Nearly 45 percent of companies believe that work force planning is a minor initiative. But because of the recruiting crunch, this will have to increase as the baby boomers exit the work force. In addition to providing a contingent work force for our clients, our main goal right now is to try to help our clients focused on the retention of their current employees so they have fewer turnovers.

What are some retention strategies that companies can use?
One of the most important is offering employees solid training and development. The desire for more training and career development has been driven by the digital and computer age where people are trying to gain the skills they need in this new age of business.

Compensation and benefits are always important. We’ve entered a new age of compensation deflation where little or no pay increases are taking place but benefit costs are rising.

Being sensitive to the work/life balance by offering employees flexible hours and vacation time is paramount, too.

How has the increasing number of immigrants affected the work force?
It’s a good thing, in that all companies are focused on diversity. We work with some local organizations that assist immigrants by placing them in jobs comparable to what they did in their native country. Many clients are looking to become more diverse and are thus asking to tap into this work force.

Do you believe outsourcing labor to foreign countries has been good or bad for the labor pool?
I believe it has a positive side and a down side. For example, we never like to see a 500-seat call center moved out of the country because it eliminates jobs for Americans. If you look at it exponentially across the country, that could be thousands of jobs lost. However, when those jobs are moved overseas, suddenly 500 qualified people are looking for work.

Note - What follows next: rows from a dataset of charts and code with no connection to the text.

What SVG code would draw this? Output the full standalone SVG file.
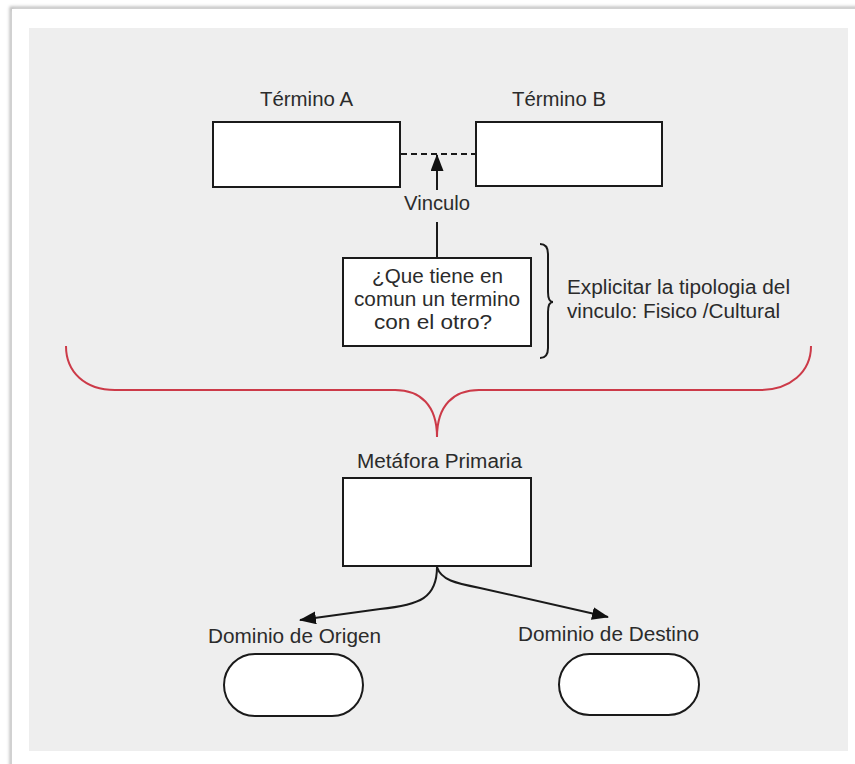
<svg xmlns="http://www.w3.org/2000/svg" width="855" height="764" viewBox="0 0 855 764">
<defs>
<style>
.t{font-family:"Liberation Sans",Arial,sans-serif;font-size:20px;fill:#2b2b2b}
.box{fill:#ffffff;stroke:#1a1a1a;stroke-width:2}
.ln{fill:none;stroke:#1a1a1a;stroke-width:2}
</style>
<marker id="ah" viewBox="0 0 17 13" refX="16" refY="6.5" markerWidth="17" markerHeight="13" markerUnits="userSpaceOnUse" orient="auto">
<path d="M0,0 L17,6.5 L0,13 Z" fill="#111"/>
</marker>
<filter id="sh" x="-5%" y="-5%" width="110%" height="110%">
<feGaussianBlur stdDeviation="1.5"/>
</filter>
</defs>
<rect width="855" height="764" fill="#ffffff"/>
<rect x="11" y="8" width="860" height="770" fill="none" stroke="#b8b8b8" stroke-width="3" filter="url(#sh)"/>
<rect x="12" y="9" width="850" height="760" fill="#ffffff"/>
<rect x="29" y="28" width="819" height="723" fill="#eeeeee"/>

<g id="connectors">
<line x1="401" y1="154" x2="475" y2="154" class="ln" stroke-dasharray="6,4"/>
<line x1="437" y1="257" x2="437" y2="222" class="ln"/>
<line x1="437" y1="190" x2="437" y2="155" class="ln" marker-end="url(#ah)"/>
<path d="M437,567 C437,598 420,605 380,609 L300,620" class="ln" marker-end="url(#ah)"/>
<path d="M437,567 C441,580 455,583 480,588 L608,617" class="ln" marker-end="url(#ah)"/>
<path d="M540,244 Q548,244 548,254 L548,292 Q548,302 553,302 Q548,302 548,312 L548,348 Q548,358 540,358" class="ln"/>
<path d="M66,346 C66,372 85,390 115,390 L395,390 C420,390 437,405 437,437 C437,405 454,390 479,390 L760,390 C790,390 811,372 811,346" fill="none" stroke="#cc3a48" stroke-width="2"/>
</g>

<g id="termino-a">
<text class="t" x="260" y="106" textLength="93" lengthAdjust="spacingAndGlyphs">Término A</text>
<rect class="box" x="213" y="122" width="187" height="65"/>
</g>
<g id="termino-b">
<text class="t" x="512" y="106" textLength="94" lengthAdjust="spacingAndGlyphs">Término B</text>
<rect class="box" x="476" y="122" width="186" height="64"/>
</g>
<g id="vinculo">
<text class="t" x="404" y="210" textLength="66" lengthAdjust="spacingAndGlyphs">Vinculo</text>
</g>
<g id="pregunta">
<rect class="box" x="343" y="258" width="188" height="88"/>
<text class="t" x="372" y="283" textLength="131" lengthAdjust="spacingAndGlyphs">¿Que tiene en</text>
<text class="t" x="354" y="306" textLength="166" lengthAdjust="spacingAndGlyphs">comun un termino</text>
<text class="t" x="374" y="329" textLength="118" lengthAdjust="spacingAndGlyphs">con el otro?</text>
</g>
<g id="explicitar">
<text class="t" x="567" y="294" textLength="223" lengthAdjust="spacingAndGlyphs">Explicitar la tipologia del</text>
<text class="t" x="567" y="318" textLength="213" lengthAdjust="spacingAndGlyphs">vinculo: Fisico /Cultural</text>
</g>
<g id="metafora">
<text class="t" x="357" y="468" textLength="165" lengthAdjust="spacingAndGlyphs">Metáfora Primaria</text>
<rect class="box" x="343" y="478" width="188" height="88"/>
</g>
<g id="origen">
<text class="t" x="208" y="643" textLength="173" lengthAdjust="spacingAndGlyphs">Dominio de Origen</text>
<rect class="box" x="224" y="654" width="139" height="62" rx="31" ry="31"/>
</g>
<g id="destino">
<text class="t" x="518" y="641" textLength="181" lengthAdjust="spacingAndGlyphs">Dominio de Destino</text>
<rect class="box" x="559" y="654" width="140" height="61" rx="30.5" ry="30.5"/>
</g>
</svg>
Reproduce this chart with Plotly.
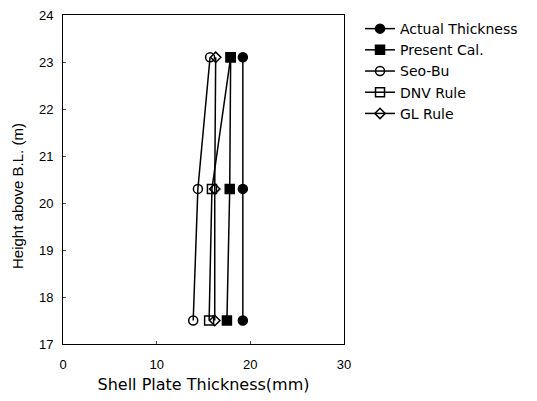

With the recruiting crunch employers are facing today, that’s a virtual gold mine of good, experienced people who can be placed. It’s rewarding to help people that way.

How can a company be assured it is receiving quality people?
Companies should set up a list of criteria, including educational background, references, skill sets. Do managers want background screening and drug screening completed in addition to past work experience?

The candidate should not only be qualified for the job but also fit the company’s culture. We funnel candidates through several steps in order to make sure that happens.

Prior to a face-to-face interview, candidates must pass an automated three-tier questionnaire via the phone. If all three tiers are passed, they are then directed to the Candidate Resource Center where they can apply to work with Spherion. That, in turn, allows the pre-screened candidate to become an applicant. A face-to-face interview takes place next, followed by intensive screening, testing, referencing, employment eligibility and any other criteria requested by the client.